Sunday, January 5, 2014

Costume dramas or contemporary relevance?

Friedrich Schiller's play Maria Stuart dramatises the conflict between Queen Elizabeth I and Mary, Queen of Scots. It is a history play in the Shakespearean mold. The production I saw last night put the actors into what might loosely be called "modern dress". There were certainly no courtiers in stockings and doublets and the two queens were not dressed in corsets and hooped dresses. This annoyed some friends of mine. For them, stage depictions of historical figures should appear in period dress.
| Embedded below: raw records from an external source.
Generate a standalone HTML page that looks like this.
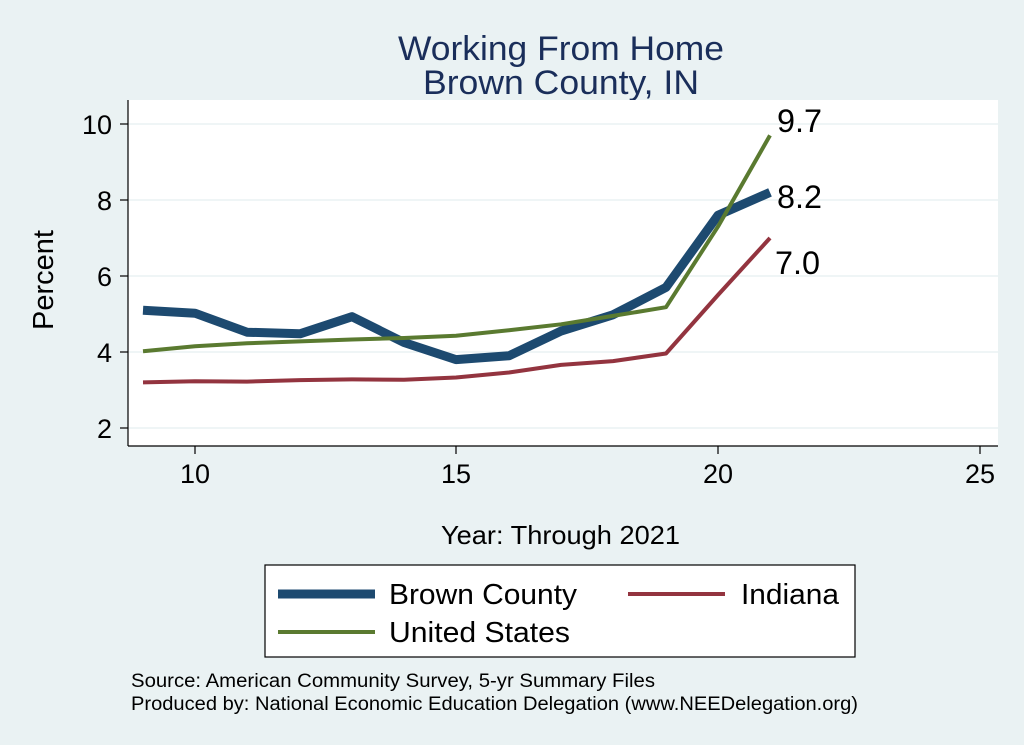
<!DOCTYPE html>
<html><head><meta charset="utf-8"><style>
body{margin:0;background:#EAF2F3;}
svg{display:block;font-family:"Liberation Sans",Arial,sans-serif;}
</style></head><body>
<svg width="1024" height="745" viewBox="0 0 1024 745">
<rect width="1024" height="745" fill="#EAF2F3"/>
<text x="398" y="60" font-size="34" fill="#1A2E5A" textLength="326" lengthAdjust="spacingAndGlyphs">Working From Home</text>
<text x="423" y="94" font-size="34" fill="#1A2E5A" textLength="276" lengthAdjust="spacingAndGlyphs">Brown County, IN</text>
<rect x="128" y="100" width="870" height="346" fill="#fff"/>
<g stroke="#EAF2F3" stroke-width="1.5">
<line x1="128" x2="998" y1="124" y2="124"/><line x1="128" x2="998" y1="200" y2="200"/>
<line x1="128" x2="998" y1="276" y2="276"/><line x1="128" x2="998" y1="352" y2="352"/>
<line x1="128" x2="998" y1="428" y2="428"/>
</g>
<g stroke="#000" stroke-width="1.2">
<line x1="128" x2="128" y1="100" y2="446"/><line x1="128" x2="998" y1="446" y2="446"/>
<line x1="120" x2="128" y1="124" y2="124"/><line x1="120" x2="128" y1="200" y2="200"/>
<line x1="120" x2="128" y1="276" y2="276"/><line x1="120" x2="128" y1="352" y2="352"/>
<line x1="120" x2="128" y1="428" y2="428"/>
<line x1="195" x2="195" y1="446" y2="454"/><line x1="456" x2="456" y1="446" y2="454"/>
<line x1="718" x2="718" y1="446" y2="454"/><line x1="980" x2="980" y1="446" y2="454"/>
</g>
<g font-size="27" fill="#000" text-anchor="end">
<text x="112" y="134">10</text><text x="112" y="210">8</text><text x="112" y="286">6</text>
<text x="112" y="362">4</text><text x="112" y="438">2</text>
</g>
<g font-size="27" fill="#000" text-anchor="middle">
<text x="195" y="483">10</text><text x="456" y="483">15</text><text x="718" y="483">20</text><text x="980" y="483">25</text>
</g>
<text transform="translate(53,280) rotate(-90)" font-size="29" text-anchor="middle">Percent</text>
<text x="441" y="544" font-size="26" textLength="239" lengthAdjust="spacingAndGlyphs">Year: Through 2021</text>
<polyline fill="none" stroke="#93343F" stroke-width="4" stroke-linejoin="round" points="143,382.4 195,381.3 247,381.6 300,380.1 352,379.4 404,379.7 456,377.5 509,372.5 561,364.9 613,361.1 666,353.5 718,295 770,238"/>
<polyline fill="none" stroke="#1D4A70" stroke-width="9" stroke-linejoin="round" points="143,310.2 195,313.2 247,332.2 300,333.8 352,316.7 404,342.5 456,359.6 509,355.8 561,331.1 613,314.8 666,287.4 718,215.2 770,192.4"/>
<polyline fill="none" stroke="#5A7A30" stroke-width="4" stroke-linejoin="round" points="143,351.2 195,346.3 247,343.3 300,341.4 352,339.5 404,338 456,335.7 509,330.3 561,324.3 613,315.9 666,307.2 718,226.6 770,135.4"/>
<g font-size="32" fill="#000">
<text x="777" y="132" textLength="45" lengthAdjust="spacingAndGlyphs">9.7</text><text x="777" y="208" textLength="45" lengthAdjust="spacingAndGlyphs">8.2</text><text x="775" y="274" textLength="45" lengthAdjust="spacingAndGlyphs">7.0</text>
</g>
<rect x="265" y="565" width="590" height="92" fill="#fff" stroke="#000" stroke-width="1.2"/>
<line x1="278" x2="375" y1="594" y2="594" stroke="#1D4A70" stroke-width="9"/>
<text x="389" y="604" font-size="29" textLength="188" lengthAdjust="spacingAndGlyphs">Brown County</text>
<line x1="628" x2="725" y1="594" y2="594" stroke="#93343F" stroke-width="4"/>
<text x="741" y="604" font-size="29" textLength="98" lengthAdjust="spacingAndGlyphs">Indiana</text>
<line x1="278" x2="375" y1="632" y2="632" stroke="#5A7A30" stroke-width="4"/>
<text x="389" y="642" font-size="29" textLength="181" lengthAdjust="spacingAndGlyphs">United States</text>
<text x="131" y="687" font-size="19" textLength="524" lengthAdjust="spacingAndGlyphs">Source: American Community Survey, 5-yr Summary Files</text>
<text x="131" y="710" font-size="19" textLength="727" lengthAdjust="spacingAndGlyphs">Produced by: National Economic Education Delegation (www.NEEDelegation.org)</text>
</svg>
</body></html>
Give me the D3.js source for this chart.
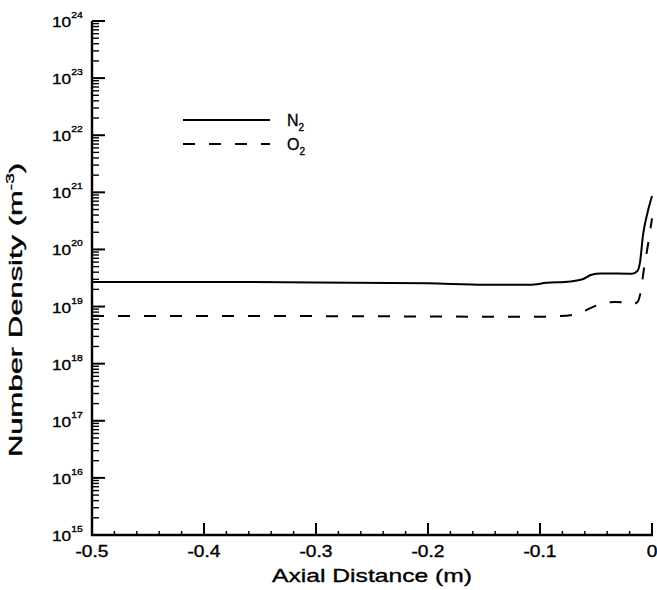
<!DOCTYPE html>
<html>
<head>
<meta charset="utf-8">
<script src="https://cdn.jsdelivr.net/npm/d3@7"></script>
<style>
  body { margin: 0; background: #fff; }
  svg { display: block; font-family: "Liberation Sans", Arial, Helvetica, sans-serif; }
  text { fill: #000; stroke: #000; stroke-width: 0.35; }
</style>
</head>
<body>
<div id="chart"></div>
<script>
// Axis ticks
const xTicks = [-0.5, -0.4, -0.3, -0.2, -0.1, 0];
const xTickLabels = ["-0.5", "-0.4", "-0.3", "-0.2", "-0.1", "0"];
const yExponents = [15, 16, 17, 18, 19, 20, 21, 22, 23, 24];

// N2 number density (m^-3) vs axial distance (m)
const n2X = [-0.5, -0.4, -0.3, -0.2, -0.149, -0.109, -0.094, -0.073, -0.062, -0.054, -0.046, -0.018, -0.013, -0.0107, -0.008, -0.0045, 0];
const n2Y = [2.7e19, 2.7e19, 2.65e19, 2.55e19, 2.4e19, 2.4e19, 2.6e19, 2.75e19, 3.0e19, 3.6e19, 3.8e19, 3.75e19, 4.2e19, 6.0e19, 1.8e20, 4.0e20, 8.6e20];

// O2 number density (m^-3) vs axial distance (m)
const o2X = [-0.5, -0.4, -0.3, -0.2, -0.109, -0.082, -0.064, -0.055, -0.046, -0.033, -0.024, -0.018, -0.013, -0.0098, -0.0071, -0.0036, 0];
const o2Y = [6.8e18, 6.8e18, 6.8e18, 6.7e18, 6.6e18, 6.8e18, 7.7e18, 9.4e18, 1.1e19, 1.2e19, 1.18e19, 1.09e19, 1.2e19, 1.95e19, 4.7e19, 1.2e20, 3.5e20];

const W = 657, H = 590;
const svg = d3.select("#chart").append("svg")
    .attr("width", W)
    .attr("height", H);

const x = d3.scaleLinear().domain([-0.5, 0]).range([92, 652]);
const y = d3.scaleLog().domain([1e15, 1e24]).range([535, 21]);

// minor ticks
const xMinor = d3.range(-0.48, 0, 0.02).filter(v => Math.abs(v * 10 - Math.round(v * 10)) > 1e-6);
const yMajor = yExponents.map(e => Math.pow(10, e));
const yMinor = [];
yExponents.slice(0, -1).forEach(e => {
    for (let k = 2; k <= 9; k++) yMinor.push(k * Math.pow(10, e));
});

const axes = svg.append("g").attr("stroke", "#000");

// y axis ticks (inward)
axes.selectAll("line.ymin").data(yMinor).join("line")
    .attr("class", "ymin")
    .attr("x1", 92).attr("x2", 99)
    .attr("y1", d => y(d)).attr("y2", d => y(d))
    .attr("stroke-width", 1.4);
axes.selectAll("line.ymaj").data(yMajor).join("line")
    .attr("class", "ymaj")
    .attr("x1", 92).attr("x2", 105)
    .attr("y1", d => y(d)).attr("y2", d => y(d))
    .attr("stroke-width", 2);

// x axis ticks (inward)
axes.selectAll("line.xmin").data(xMinor).join("line")
    .attr("class", "xmin")
    .attr("x1", d => x(d)).attr("x2", d => x(d))
    .attr("y1", 535).attr("y2", 531)
    .attr("stroke-width", 1.4);
axes.selectAll("line.xmaj").data(xTicks).join("line")
    .attr("class", "xmaj")
    .attr("x1", d => x(d)).attr("x2", d => x(d))
    .attr("y1", 535).attr("y2", 523)
    .attr("stroke-width", 2);

// axis lines
axes.append("line")
    .attr("x1", x(-0.5)).attr("x2", x(-0.5))
    .attr("y1", y(1e24)).attr("y2", y(1e15) + 1)
    .attr("stroke-width", 2.4);
axes.append("line")
    .attr("x1", x(-0.5) - 1).attr("x2", x(0) + 1)
    .attr("y1", y(1e15)).attr("y2", y(1e15))
    .attr("stroke-width", 2.4);

// x tick labels
svg.append("g").selectAll("text")
    .data(xTicks)
    .join("text")
    .attr("transform", d => `translate(${x(d)},557) scale(1.2,1)`)
    .attr("text-anchor", "middle")
    .attr("font-size", 16)
    .text((d, i) => xTickLabels[i]);

// y tick labels: 10^n
const yLab = svg.append("g").selectAll("text")
    .data(yExponents)
    .join("text")
    .attr("transform", d => `translate(52,${y(Math.pow(10, d)) + 6}) scale(1.15,1)`)
    .attr("font-size", 15);
yLab.append("tspan").text("10");
yLab.append("tspan").attr("font-size", 9).attr("dy", -9).text(d => d);

// axis titles
svg.append("text")
    .attr("x", 372).attr("y", 582)
    .attr("text-anchor", "middle")
    .attr("font-size", 19)
    .attr("textLength", 200)
    .attr("lengthAdjust", "spacingAndGlyphs")
    .text("Axial Distance (m)");

const yTitle = svg.append("text")
    .attr("transform", "translate(22,310) rotate(-90)")
    .attr("text-anchor", "middle")
    .attr("font-size", 18)
    .attr("textLength", 294)
    .attr("lengthAdjust", "spacingAndGlyphs");
yTitle.append("tspan").text("Number Density (m");
yTitle.append("tspan").attr("font-size", 11).attr("dy", -8).text("-3");
yTitle.append("tspan").attr("dy", 8).text(")");

// curves
const line = d3.line()
    .x(d => x(d[0]))
    .y(d => y(d[1]))
    .curve(d3.curveMonotoneX);

const series = [
    { name: "N", sub: "2", xs: n2X, ys: n2Y, dash: null },
    { name: "O", sub: "2", xs: o2X, ys: o2Y, dash: "12,14" }
];

series.forEach((s, i) => {
    svg.append("path")
        .datum(s.xs.map((v, j) => [v, s.ys[j]]))
        .attr("fill", "none")
        .attr("stroke", "#000")
        .attr("stroke-width", 2)
        .attr("stroke-dasharray", s.dash)
        .attr("d", line);

    // legend
    const ly = 120 + i * 24;
    svg.append("line")
        .attr("x1", 183).attr("x2", 270)
        .attr("y1", ly).attr("y2", ly)
        .attr("stroke", "#000")
        .attr("stroke-width", 2)
        .attr("stroke-dasharray", s.dash);
    const t = svg.append("text")
        .attr("x", 287).attr("y", ly + 6)
        .attr("font-size", 16);
    t.append("tspan").text(s.name);
    t.append("tspan").attr("font-size", 10).attr("dy", 5).text(s.sub);
});
</script>
</body>
</html>
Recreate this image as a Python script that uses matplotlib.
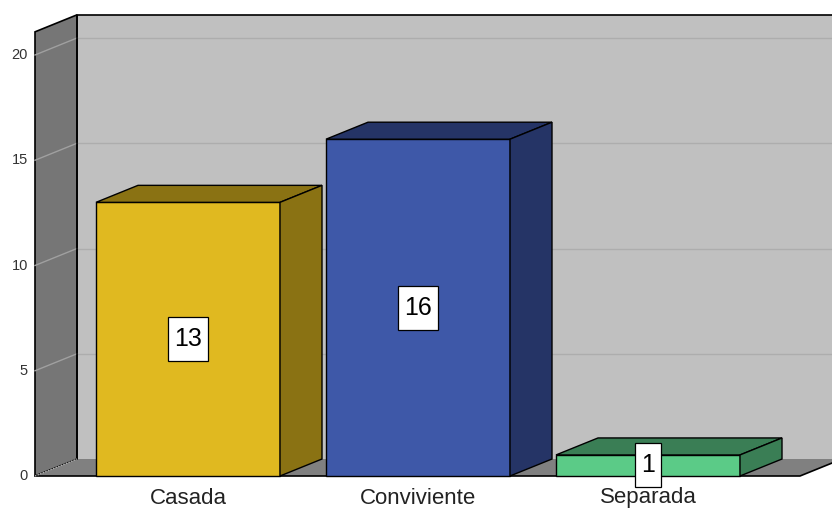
import matplotlib
matplotlib.use("Agg")
import matplotlib.pyplot as plt
from matplotlib.patches import Polygon, Rectangle

categories = ["Casada", "Conviviente", "Separada"]
values = [13, 16, 1]
front_colors = ["#e0b920", "#3e58a8", "#5bcb87"]
side_colors = ["#8a7213", "#253466", "#3a7e55"]
yticks = [0, 5, 10, 15, 20]

FONT = ["Liberation Sans", "DejaVu Sans"]

W, H = 832, 509
fig = plt.figure(figsize=(W / 100, H / 100), dpi=100)
ax = fig.add_axes([0, 0, 1, 1])
ax.axis("off")

# mapping used only for axis limits
cx0, cstep = 188, 230
y0pix, ppu = 476, 21.05
ax.set_xlim((0 - cx0) / cstep, (W - cx0) / cstep)
ax.set_ylim((y0pix - H) / ppu, y0pix / ppu)

dx = 42 / cstep
dy = 17 / ppu
bw = 0.8
ymax = 21.1
xl = (35 - cx0) / cstep
xr = (800 - cx0) / cstep
xr_back = 3.2

# back wall
ax.add_patch(Polygon([(xl + dx, dy), (xr_back, dy), (xr_back, ymax + dy), (xl + dx, ymax + dy)],
                     closed=True, facecolor="#c0c0c0", edgecolor="none", zorder=1))
ax.plot([xl + dx, xl + dx, xr_back], [dy, ymax + dy, ymax + dy], color="black", lw=1.2, zorder=3)
# left wall
ax.add_patch(Polygon([(xl, 0), (xl + dx, dy), (xl + dx, ymax + dy), (xl, ymax)],
                     closed=True, facecolor="#767676", edgecolor="black", lw=1.2, zorder=2))
# floor
ax.add_patch(Polygon([(xl, 0), (xr, 0), (xr + dx, dy), (xl + dx, dy)],
                     closed=True, facecolor="#808080", edgecolor="none", zorder=2))
ax.plot([xl, xr, xr + dx], [0, 0, dy], color="black", lw=1.2, zorder=3)
ax.plot([xl, xl + dx], [0, dy], color="#b0b0b0", lw=1, ls=(0, (1, 1)), zorder=3)

# gridlines
for t in yticks[1:]:
    ax.plot([xl + dx, xr_back], [t + dy, t + dy], color="#adadad", lw=1, zorder=1.5)
    ax.plot([xl, xl + dx], [t, t + dy], color="#a0a0a0", lw=1, zorder=2.5)

for t in yticks:
    ax.text((28 - cx0) / cstep, t, str(t), ha="right", va="center", fontsize=10.5,
            color="#333333", family=FONT)

fig.canvas.draw()
renderer = fig.canvas.get_renderer()

# bars
for i, (cat, v) in enumerate(zip(categories, values)):
    x0 = i - bw / 2
    x1 = i + bw / 2
    ax.add_patch(Polygon([(x0, 0), (x1, 0), (x1, v), (x0, v)], closed=True,
                         facecolor=front_colors[i], edgecolor="black", lw=1, zorder=5))
    ax.add_patch(Polygon([(x0, v), (x1, v), (x1 + dx, v + dy), (x0 + dx, v + dy)], closed=True,
                         facecolor=side_colors[i], edgecolor="black", lw=1, zorder=5))
    ax.add_patch(Polygon([(x1, 0), (x1 + dx, dy), (x1 + dx, v + dy), (x1, v)], closed=True,
                         facecolor=side_colors[i], edgecolor="black", lw=1, zorder=5))
    t = ax.text(i, v / 2, str(v), ha="center", va="center", fontsize=18, color="black",
                family=FONT, zorder=7)
    ext = t.get_window_extent(renderer)
    bwid = (ext.width + 12) / cstep
    bhei = 44 / ppu
    ax.add_patch(Rectangle((i - bwid / 2, v / 2 - bhei / 2), bwid, bhei,
                           facecolor="white", edgecolor="black", lw=0.9, zorder=6))
    ax.text(i, (y0pix - 498) / ppu, cat, ha="center", va="center", fontsize=16,
            color="#222222", family=FONT)

fig.savefig("out.png", dpi=100)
In this view, the two leading women in Maria Stuart should appear like recognizably sixteenth-century figures, Richard III should eschew pin-stripe suits, Macbeth should have plenty of fur and a garter or two about home, Julius Caesar is best in togas, and so on. But that would be the death of theatre, both artistically and commercially.

At least half of any season mounted by a large professional theatre company consists of established repertoire. This generally starts around the time of Shakespeare and runs - with national variations - to the modern classics of Ibsen and, say, Arthur Miller. This is the bread and butter of the repertoire, the "classics". The essential feature of these plays is that they are familiar to the core audience of professional repertory theatre companies. The regular theatre-goer is an interesting beast. Well might we ask why we still flock to see a new production of a well-known Shakespeare play. We know the plot. We know the memorable quotes and probably even memorised a monologue or two at school. Yet we keep coming back. Would we keep coming back if the productions were embalmed in a museum ethos of "period costume", predictable, safe, familiar and dull. I doubt it.

Film is instructive in this connection. By its nature, film embalms a performance. Some films classics have been the subject of remakes, but normally a film does not experience the constant reinterpretation that a classic piece of theatre does. So, films date quite quickly. Even in the age of the "long tail" provided by television, DVD and online releases, two to three years is a very long shelf-life for most films. Even the top cinema hits from as recently as the 1990s now seem dated, if not embarrassing. They have practically no audience appeal. Contrast that with, say, Shakespeare's Romeo and Juliet or Macbeth. Four hundred years old and still going strong. Their longevity is not just a question of Shakespeare's theatrical mastery. It also arises from the fact that each generation shapes them to reflect its own tastes and interests. Re-interpretation keeps theatre alive and saves it from the fate of film's past glories.

Putting history plays into the glass case of a theatrical museum would kill the demand for them. For the vast majority of people, seeing a film once is enough. Few things are as tedious as watching a film when we know what is going to happen next. Seeing Julius Caeser, Maria Stuart, Richard III or Romeo and Juliet embalmed as period costume dramas would produce the same feeling. Why would we then want to keep going back to see the same style of production? "Want to go to Hamlet on Saturday night?", would then be followed by "No, thanks. I have already seen it." The result would be the death of repertory theatre, at least as we know it. 

Instead, we need to keep rebirthing the theatrical classics. Shakespearen bad guys need to really revolt and scare us today. The damsels must be alluring and desirable in our eyes. We need to see ourselves in the tragic characters as well as in the heroes. They, and we, cannot do that if those on stage look like figures from a waxworks museum.